▶ _RECORDED INFORMATION_:

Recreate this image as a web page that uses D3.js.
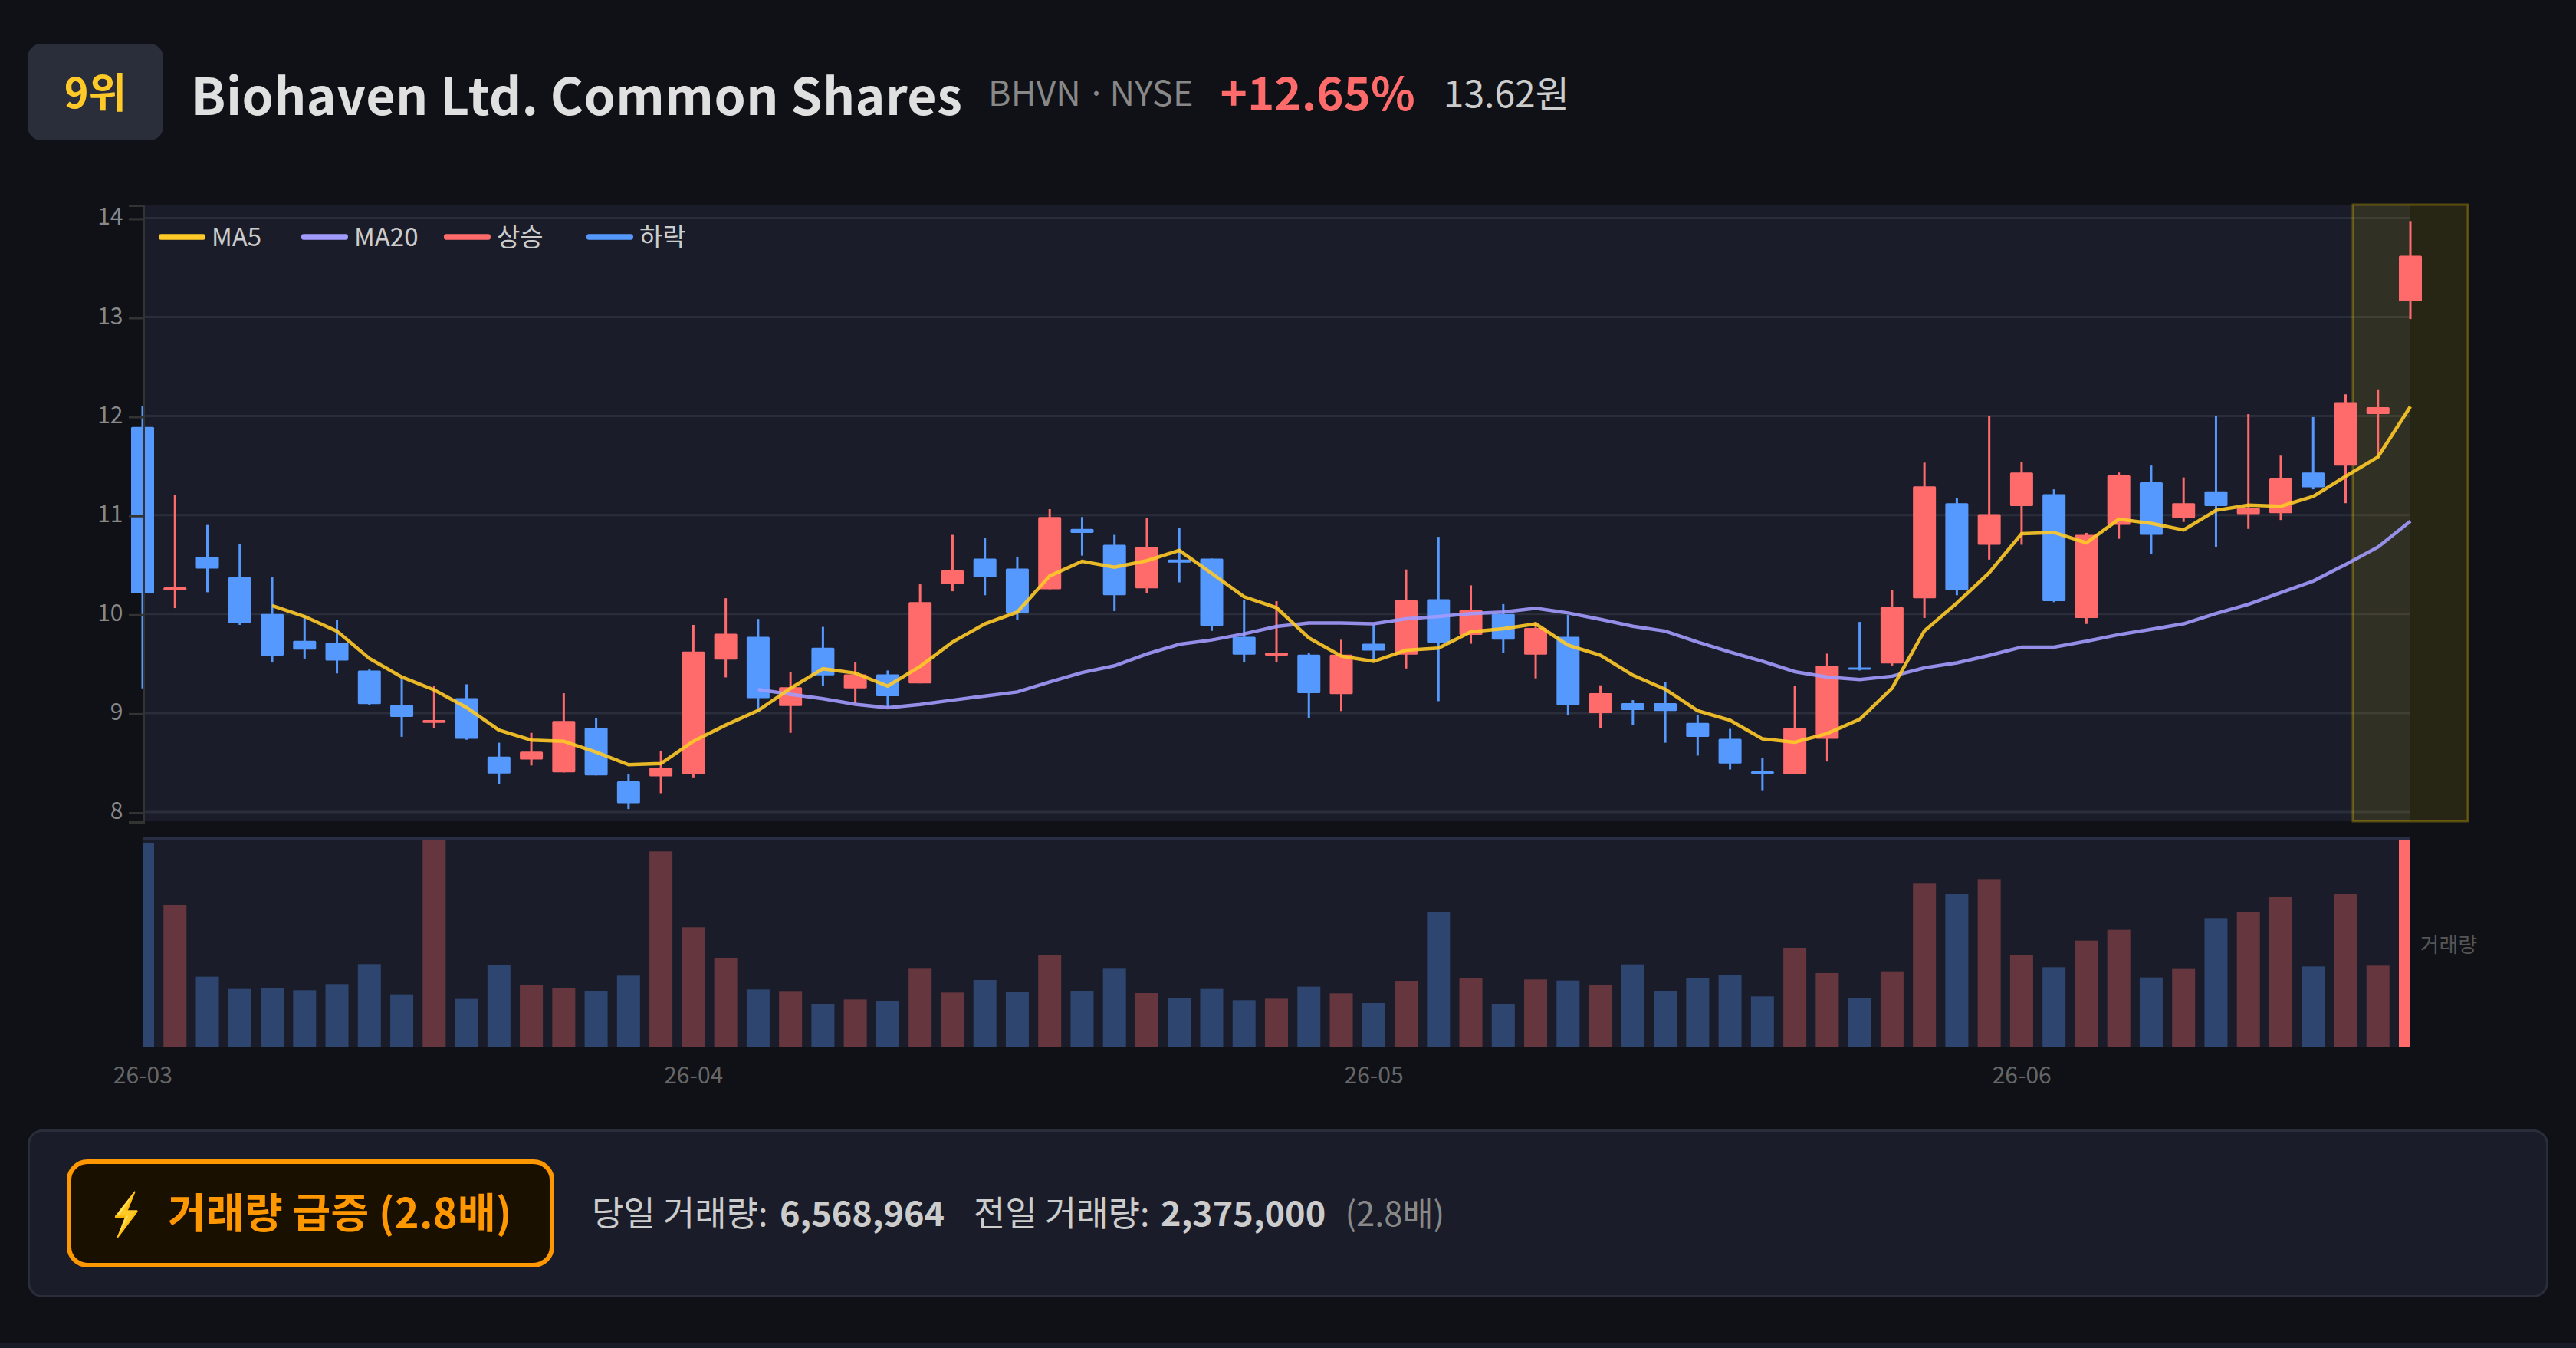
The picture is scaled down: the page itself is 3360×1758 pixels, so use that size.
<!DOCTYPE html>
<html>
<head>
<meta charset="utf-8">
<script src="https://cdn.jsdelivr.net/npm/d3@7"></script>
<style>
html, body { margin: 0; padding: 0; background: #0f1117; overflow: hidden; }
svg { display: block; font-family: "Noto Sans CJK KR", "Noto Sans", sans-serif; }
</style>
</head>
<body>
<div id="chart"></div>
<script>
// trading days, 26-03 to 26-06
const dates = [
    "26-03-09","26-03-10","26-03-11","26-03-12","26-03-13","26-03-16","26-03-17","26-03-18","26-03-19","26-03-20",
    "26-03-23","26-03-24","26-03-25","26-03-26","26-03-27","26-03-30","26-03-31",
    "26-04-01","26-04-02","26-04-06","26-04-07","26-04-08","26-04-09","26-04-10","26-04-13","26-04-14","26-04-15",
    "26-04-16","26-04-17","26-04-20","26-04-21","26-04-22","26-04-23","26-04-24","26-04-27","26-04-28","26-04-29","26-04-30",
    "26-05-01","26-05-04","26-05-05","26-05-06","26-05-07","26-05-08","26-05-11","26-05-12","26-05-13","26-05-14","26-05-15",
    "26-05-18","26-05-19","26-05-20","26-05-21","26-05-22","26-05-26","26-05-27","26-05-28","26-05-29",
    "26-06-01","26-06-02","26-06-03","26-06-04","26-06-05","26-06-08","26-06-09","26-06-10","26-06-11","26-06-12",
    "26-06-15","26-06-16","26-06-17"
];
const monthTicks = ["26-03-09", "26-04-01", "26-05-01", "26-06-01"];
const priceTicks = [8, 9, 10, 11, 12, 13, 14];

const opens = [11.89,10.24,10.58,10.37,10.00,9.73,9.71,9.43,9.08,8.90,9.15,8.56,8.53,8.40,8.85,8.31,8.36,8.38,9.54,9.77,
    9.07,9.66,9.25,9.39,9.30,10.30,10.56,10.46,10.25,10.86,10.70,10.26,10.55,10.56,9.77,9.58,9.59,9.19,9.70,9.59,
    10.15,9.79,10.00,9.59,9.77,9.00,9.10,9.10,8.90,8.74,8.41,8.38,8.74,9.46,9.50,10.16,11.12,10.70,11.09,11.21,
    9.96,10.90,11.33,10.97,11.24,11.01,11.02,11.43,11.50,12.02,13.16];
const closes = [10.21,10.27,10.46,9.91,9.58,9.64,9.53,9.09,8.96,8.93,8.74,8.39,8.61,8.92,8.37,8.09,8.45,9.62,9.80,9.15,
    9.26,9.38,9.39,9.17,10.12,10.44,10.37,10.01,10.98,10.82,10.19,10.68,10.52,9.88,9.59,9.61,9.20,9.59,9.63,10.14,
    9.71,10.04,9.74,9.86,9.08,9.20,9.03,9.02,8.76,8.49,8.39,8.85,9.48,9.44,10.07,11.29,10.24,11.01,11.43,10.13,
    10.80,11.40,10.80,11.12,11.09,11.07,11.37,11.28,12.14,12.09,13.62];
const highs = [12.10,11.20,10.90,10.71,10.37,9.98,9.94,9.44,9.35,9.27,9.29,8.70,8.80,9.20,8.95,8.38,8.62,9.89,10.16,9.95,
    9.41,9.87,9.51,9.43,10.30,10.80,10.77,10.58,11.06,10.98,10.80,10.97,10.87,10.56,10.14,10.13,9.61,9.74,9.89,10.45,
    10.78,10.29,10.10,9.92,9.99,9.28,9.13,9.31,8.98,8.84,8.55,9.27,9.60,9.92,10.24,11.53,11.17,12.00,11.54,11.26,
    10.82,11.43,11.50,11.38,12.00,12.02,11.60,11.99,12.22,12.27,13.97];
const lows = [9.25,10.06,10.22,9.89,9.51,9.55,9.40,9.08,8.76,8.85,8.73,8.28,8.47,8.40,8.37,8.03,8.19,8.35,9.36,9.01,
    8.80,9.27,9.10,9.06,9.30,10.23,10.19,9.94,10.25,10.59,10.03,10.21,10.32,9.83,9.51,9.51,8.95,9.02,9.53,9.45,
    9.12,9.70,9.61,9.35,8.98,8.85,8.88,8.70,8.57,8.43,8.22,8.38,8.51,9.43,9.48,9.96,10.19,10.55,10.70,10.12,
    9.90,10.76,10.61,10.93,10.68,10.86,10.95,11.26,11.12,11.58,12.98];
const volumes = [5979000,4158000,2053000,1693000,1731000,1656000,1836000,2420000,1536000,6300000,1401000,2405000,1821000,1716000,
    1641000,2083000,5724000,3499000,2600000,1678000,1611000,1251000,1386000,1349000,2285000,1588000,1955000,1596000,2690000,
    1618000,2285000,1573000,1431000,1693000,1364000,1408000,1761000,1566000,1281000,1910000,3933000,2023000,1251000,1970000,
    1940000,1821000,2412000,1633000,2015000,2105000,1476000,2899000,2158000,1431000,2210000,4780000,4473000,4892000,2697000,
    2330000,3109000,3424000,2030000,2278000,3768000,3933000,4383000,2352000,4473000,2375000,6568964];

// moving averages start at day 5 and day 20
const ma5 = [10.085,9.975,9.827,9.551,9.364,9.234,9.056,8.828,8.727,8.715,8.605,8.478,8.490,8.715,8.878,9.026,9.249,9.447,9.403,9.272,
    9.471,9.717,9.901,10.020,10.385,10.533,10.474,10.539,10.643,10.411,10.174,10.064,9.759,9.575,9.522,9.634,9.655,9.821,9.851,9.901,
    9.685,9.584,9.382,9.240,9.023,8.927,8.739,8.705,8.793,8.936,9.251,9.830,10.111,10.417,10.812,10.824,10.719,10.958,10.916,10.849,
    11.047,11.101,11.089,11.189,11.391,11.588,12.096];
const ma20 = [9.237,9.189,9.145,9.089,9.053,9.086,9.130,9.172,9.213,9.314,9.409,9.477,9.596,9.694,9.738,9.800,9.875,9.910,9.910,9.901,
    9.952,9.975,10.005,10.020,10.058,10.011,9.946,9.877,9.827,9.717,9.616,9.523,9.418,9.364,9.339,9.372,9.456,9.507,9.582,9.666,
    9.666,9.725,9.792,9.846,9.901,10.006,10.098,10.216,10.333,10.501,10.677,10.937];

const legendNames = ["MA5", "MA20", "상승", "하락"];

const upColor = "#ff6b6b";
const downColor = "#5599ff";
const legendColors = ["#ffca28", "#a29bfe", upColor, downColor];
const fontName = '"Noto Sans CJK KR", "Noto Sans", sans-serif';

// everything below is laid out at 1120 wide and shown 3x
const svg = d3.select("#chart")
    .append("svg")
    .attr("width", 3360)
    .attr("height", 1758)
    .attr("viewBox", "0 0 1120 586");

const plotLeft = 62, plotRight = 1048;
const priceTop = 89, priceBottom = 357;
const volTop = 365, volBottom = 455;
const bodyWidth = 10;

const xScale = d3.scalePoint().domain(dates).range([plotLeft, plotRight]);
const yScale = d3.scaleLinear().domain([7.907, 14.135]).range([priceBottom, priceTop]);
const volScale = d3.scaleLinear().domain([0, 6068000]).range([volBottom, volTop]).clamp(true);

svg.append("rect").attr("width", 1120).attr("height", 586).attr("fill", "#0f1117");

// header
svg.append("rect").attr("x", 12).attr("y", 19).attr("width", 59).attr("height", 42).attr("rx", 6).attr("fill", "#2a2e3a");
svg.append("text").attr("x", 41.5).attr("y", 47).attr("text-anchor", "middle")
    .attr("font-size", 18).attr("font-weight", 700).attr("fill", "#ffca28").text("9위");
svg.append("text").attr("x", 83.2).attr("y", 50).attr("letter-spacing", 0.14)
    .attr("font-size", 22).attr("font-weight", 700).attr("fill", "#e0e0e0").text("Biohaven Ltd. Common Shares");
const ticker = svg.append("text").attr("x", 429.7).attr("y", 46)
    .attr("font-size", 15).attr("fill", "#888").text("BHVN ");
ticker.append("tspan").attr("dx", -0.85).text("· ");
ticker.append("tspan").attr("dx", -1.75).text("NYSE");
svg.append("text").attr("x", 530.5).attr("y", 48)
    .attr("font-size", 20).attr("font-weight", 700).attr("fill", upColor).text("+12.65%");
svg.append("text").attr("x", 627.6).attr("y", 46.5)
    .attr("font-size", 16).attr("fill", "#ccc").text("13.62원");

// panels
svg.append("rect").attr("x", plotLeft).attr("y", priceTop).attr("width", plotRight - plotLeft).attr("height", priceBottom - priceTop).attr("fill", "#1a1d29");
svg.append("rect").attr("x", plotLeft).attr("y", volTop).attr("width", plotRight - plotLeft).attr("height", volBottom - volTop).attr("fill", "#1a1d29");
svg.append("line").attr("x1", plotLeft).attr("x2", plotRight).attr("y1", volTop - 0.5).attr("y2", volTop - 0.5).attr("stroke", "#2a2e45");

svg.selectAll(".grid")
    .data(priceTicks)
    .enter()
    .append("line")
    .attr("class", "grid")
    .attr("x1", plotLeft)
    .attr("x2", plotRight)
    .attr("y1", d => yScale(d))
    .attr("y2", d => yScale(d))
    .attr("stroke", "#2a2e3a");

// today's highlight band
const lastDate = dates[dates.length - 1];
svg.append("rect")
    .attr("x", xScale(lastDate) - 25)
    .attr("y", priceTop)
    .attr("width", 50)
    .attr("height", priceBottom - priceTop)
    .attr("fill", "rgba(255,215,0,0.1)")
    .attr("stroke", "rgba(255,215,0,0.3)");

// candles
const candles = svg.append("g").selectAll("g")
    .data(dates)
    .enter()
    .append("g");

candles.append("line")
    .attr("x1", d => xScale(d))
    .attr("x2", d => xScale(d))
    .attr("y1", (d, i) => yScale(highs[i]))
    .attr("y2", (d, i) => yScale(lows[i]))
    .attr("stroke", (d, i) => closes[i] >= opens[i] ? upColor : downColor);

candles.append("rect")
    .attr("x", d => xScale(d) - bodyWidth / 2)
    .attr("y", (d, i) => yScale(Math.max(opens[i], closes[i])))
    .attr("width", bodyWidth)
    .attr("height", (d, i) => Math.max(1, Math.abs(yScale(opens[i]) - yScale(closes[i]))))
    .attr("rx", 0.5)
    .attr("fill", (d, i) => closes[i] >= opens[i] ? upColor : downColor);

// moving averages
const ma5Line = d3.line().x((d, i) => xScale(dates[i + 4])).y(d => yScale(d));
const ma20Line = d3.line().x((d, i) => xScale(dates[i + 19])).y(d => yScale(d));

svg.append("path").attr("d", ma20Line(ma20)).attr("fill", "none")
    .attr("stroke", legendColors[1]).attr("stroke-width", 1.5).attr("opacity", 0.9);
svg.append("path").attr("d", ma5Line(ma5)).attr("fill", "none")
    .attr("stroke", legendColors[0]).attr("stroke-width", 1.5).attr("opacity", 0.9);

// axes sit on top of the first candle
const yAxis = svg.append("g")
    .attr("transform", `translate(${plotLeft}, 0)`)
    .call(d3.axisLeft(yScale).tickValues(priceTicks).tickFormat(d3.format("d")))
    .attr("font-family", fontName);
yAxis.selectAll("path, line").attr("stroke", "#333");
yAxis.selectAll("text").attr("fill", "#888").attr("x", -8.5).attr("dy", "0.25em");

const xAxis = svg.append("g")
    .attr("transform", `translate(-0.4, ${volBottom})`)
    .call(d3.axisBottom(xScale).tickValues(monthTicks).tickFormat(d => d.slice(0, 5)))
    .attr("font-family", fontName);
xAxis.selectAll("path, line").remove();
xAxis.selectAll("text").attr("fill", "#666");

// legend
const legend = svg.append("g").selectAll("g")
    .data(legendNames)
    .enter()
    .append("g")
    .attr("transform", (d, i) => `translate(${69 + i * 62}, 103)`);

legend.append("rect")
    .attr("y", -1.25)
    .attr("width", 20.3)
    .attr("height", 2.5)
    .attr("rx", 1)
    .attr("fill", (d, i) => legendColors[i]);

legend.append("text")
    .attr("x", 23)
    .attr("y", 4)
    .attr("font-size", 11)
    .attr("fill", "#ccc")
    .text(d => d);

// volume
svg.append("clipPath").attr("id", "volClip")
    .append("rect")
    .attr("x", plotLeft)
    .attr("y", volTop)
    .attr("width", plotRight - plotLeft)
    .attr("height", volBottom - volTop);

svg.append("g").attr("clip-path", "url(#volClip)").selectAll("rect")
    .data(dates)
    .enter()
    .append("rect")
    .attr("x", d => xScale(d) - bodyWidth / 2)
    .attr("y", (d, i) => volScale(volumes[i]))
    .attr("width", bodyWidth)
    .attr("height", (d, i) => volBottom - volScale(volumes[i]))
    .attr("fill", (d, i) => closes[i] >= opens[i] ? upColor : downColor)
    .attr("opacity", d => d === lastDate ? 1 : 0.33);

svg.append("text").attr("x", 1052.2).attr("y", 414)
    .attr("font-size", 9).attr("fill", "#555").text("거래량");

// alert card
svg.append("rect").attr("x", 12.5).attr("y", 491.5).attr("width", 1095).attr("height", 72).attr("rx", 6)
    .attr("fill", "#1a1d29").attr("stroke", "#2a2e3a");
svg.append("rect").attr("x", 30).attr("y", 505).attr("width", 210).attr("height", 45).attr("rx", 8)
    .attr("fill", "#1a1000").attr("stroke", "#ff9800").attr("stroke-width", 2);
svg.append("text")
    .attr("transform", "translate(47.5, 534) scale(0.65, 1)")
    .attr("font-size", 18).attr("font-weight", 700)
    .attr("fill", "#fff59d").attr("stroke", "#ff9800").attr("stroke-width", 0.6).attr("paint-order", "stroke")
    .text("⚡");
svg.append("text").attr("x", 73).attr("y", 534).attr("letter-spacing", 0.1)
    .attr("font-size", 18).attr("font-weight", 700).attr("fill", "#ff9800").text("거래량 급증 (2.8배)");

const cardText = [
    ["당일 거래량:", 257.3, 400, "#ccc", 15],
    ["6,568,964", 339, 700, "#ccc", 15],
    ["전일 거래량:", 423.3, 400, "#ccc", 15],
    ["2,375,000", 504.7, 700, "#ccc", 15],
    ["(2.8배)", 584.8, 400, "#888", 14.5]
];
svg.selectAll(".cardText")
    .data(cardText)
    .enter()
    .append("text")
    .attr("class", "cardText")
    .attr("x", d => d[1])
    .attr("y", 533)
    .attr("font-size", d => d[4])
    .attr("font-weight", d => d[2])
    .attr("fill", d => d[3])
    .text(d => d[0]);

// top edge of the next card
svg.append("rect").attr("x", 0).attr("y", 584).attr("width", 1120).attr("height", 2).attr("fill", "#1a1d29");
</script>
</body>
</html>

▶ _TASK_: What is the number of lines above that contain the string "size"? Answer with the number alone.

▶ _TASK RESPONSE_: 11